Queerness, while not reducible to sexual experiences, nonetheless has much to do with sex and sexuality. As a result, many elements of queer culture historically have incorporated sexuality into their expressions. It is no coincidence, after all, that the sexual liberation of the 70s occurred alongside queer liberation movements of the same time period. Part of queer history has in many ways often been about finding new ways of defining sex and sexual relationships and this means incorporating conversations about sex into everyday discussions with friends, “family,” and other people. Sex, and in particular a more nuanced public expression of our own sexualities, then, seems to populate our day-to-days lives in a much more visible way.
But, when these same queer people are then expected to also hold jobs and perform roles in a society with clearly delineated definitions of professionalism – professionalism premised upon hiding and covering up one’s sexual expressions. Some clear examples of this range from the discouragement of people talking about sexual experiences, but it also includes calling into question certain forms of dress as being too sexual. This, of course, is complicated and really depends on your career field, among other things.
But, for example, is it unprofessional to post shirtless thirst trap pictures on Instagram? Does the fact that much of my writing talks about sex and discusses my own sexual experiences reflect poorly on other elements of my professional life? How should queer people reconcile the making public of their sexualities alongside the demands of their professional lives?

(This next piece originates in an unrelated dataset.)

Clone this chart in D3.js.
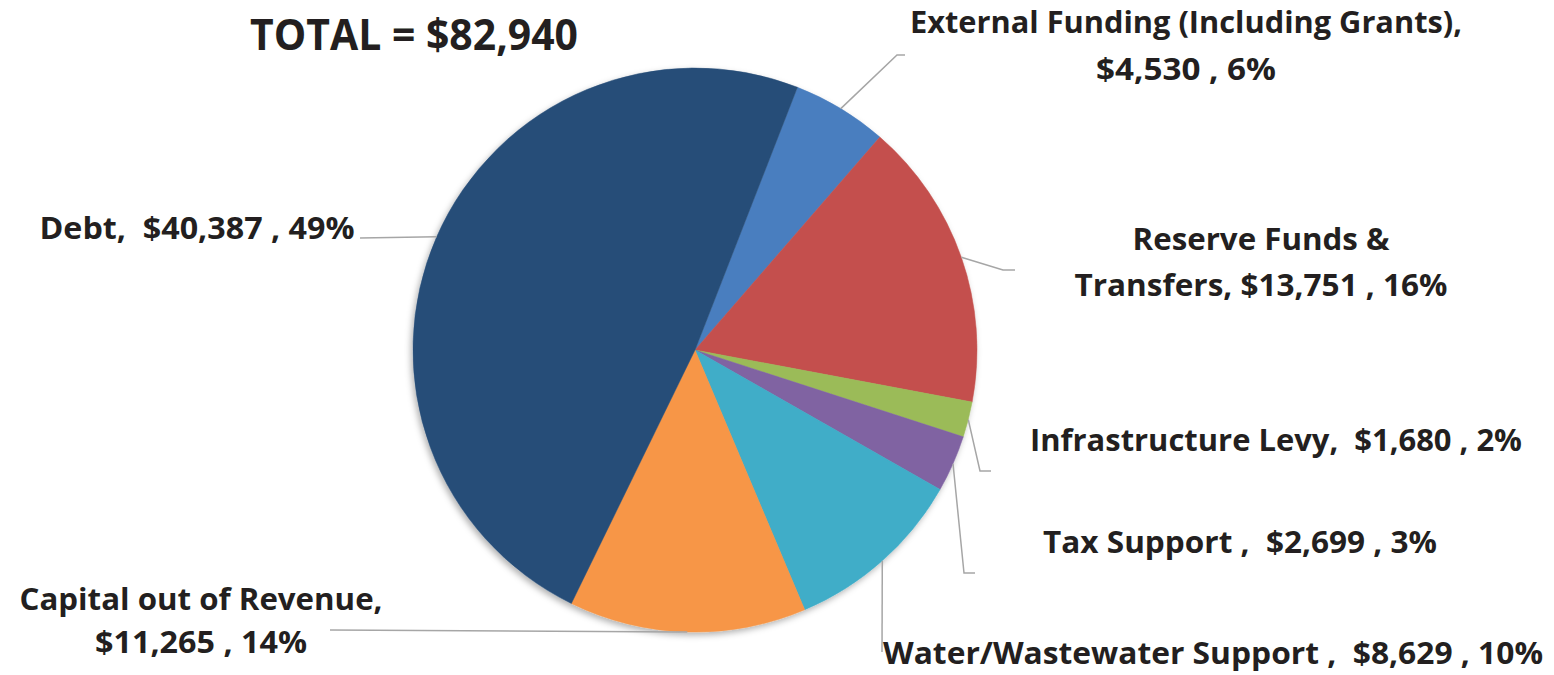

Take, for example, my experiences working on my PhD in an academic philosophy department. Philosophy is a notoriously misogynistic field of study, and alongside this comes much homophobia and heteronormative behavior. For many, though, it would come as a surprise that a field that gave birth to such queer theorists as Judith Butler and Michel Foucault could also be so notoriously repressed – but in fact this is just the case. In many situations, I find myself covering up or hiding the sexual elements of my own sexuality in order to have my academic research taken seriously.
Many of my colleagues who are quite supportive of queer people balk at the idea of queer people talking about queer experiences – experiences that are often times sexual in nature. This means philosophy, a discipline that ought to be rooted deeply in the questioning of one’s own experiences, rejects the possibility of queer people philosophizing about themselves – or, at the very least, those philosophers who do wish to speak openly about sexuality and sex risk the marginalization of their own work.
My question this week, then, is this: what does it mean to be a thoughtful thot? How can we talk openly about our sexuality and sexual experiences and still have our work taken seriously? Where does the line lie between professionalism and self-exploration? And is their room in your own professional life for some sort of expression of your own sexuality beyond the basic elements of coming out? What does it mean to be a thoughtful thot?